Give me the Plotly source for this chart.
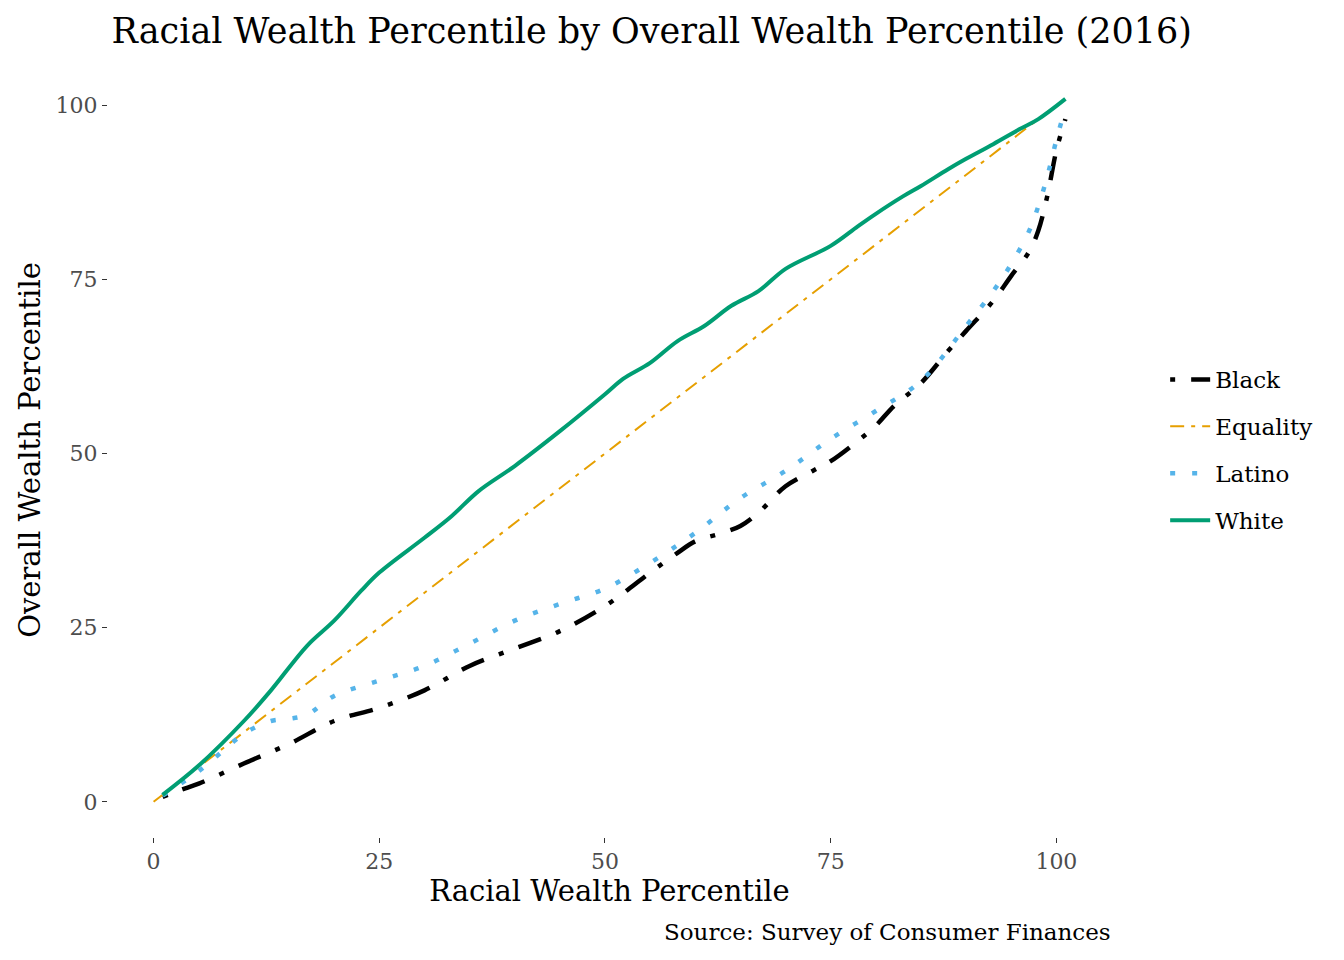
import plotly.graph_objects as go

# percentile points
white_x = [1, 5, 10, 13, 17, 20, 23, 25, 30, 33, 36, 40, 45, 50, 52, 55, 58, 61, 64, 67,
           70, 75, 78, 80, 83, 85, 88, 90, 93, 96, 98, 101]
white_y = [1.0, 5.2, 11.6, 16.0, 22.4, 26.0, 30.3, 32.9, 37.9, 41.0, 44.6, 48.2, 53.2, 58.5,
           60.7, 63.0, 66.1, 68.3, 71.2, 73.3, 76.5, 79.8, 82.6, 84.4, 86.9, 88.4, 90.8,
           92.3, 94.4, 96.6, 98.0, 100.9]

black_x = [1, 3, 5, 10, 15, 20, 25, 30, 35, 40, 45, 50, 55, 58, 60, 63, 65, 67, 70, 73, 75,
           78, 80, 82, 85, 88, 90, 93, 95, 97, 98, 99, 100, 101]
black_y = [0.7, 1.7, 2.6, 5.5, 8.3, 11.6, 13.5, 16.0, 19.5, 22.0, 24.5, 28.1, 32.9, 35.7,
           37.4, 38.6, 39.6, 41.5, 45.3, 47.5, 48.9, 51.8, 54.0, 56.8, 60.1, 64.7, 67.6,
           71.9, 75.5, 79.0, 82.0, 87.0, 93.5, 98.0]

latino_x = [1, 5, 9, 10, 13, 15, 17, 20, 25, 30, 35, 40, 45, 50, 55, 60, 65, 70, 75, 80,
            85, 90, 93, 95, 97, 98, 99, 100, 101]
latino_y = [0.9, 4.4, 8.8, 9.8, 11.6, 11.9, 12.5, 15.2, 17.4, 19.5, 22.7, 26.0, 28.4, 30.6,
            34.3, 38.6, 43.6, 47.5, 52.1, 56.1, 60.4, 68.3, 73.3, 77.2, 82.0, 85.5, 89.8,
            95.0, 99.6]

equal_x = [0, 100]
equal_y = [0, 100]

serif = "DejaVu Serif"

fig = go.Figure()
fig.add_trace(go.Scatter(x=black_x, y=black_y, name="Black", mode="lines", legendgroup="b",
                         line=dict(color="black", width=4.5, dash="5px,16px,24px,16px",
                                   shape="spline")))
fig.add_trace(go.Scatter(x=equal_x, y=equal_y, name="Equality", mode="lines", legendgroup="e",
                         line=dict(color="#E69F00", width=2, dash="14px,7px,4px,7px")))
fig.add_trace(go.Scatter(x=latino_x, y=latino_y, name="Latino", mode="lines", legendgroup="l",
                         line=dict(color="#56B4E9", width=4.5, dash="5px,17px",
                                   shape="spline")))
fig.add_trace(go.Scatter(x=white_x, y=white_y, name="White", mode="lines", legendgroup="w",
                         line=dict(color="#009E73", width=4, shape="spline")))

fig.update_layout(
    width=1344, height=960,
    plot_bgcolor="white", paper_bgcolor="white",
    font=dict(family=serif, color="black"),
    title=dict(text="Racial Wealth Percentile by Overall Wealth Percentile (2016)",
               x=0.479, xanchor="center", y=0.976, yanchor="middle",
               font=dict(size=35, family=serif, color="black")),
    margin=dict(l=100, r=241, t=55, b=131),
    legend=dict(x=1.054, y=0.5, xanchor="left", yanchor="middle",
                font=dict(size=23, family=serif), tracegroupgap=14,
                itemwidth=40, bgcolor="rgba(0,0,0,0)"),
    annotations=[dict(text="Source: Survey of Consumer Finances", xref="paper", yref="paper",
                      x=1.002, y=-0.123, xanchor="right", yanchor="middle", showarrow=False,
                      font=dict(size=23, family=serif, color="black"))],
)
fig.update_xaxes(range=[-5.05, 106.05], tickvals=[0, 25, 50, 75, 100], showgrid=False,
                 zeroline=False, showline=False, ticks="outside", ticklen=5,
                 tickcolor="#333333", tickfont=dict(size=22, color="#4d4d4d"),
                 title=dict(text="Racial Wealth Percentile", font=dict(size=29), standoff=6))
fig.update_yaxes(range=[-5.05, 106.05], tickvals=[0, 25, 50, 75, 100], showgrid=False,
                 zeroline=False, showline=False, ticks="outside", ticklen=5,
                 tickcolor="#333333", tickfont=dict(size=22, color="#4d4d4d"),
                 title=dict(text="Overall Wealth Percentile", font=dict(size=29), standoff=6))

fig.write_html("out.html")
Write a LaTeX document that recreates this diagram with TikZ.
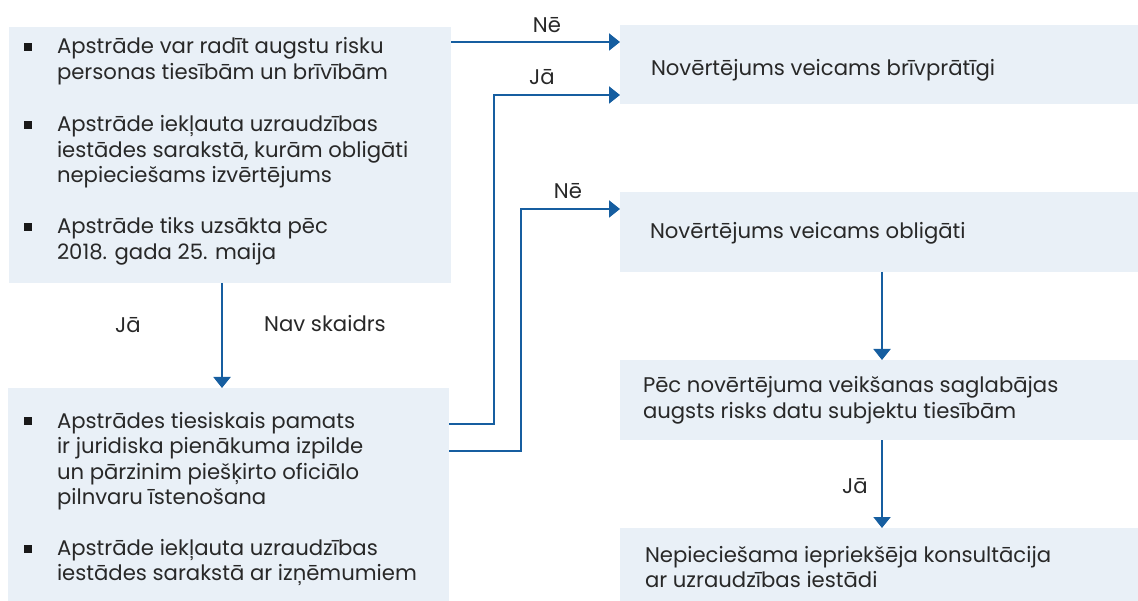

TASK DIRECTIONS:
From the records above, pull out each line that has "chart".

SOLVED EXERCISE:
Give me the Plotly source for this chart.

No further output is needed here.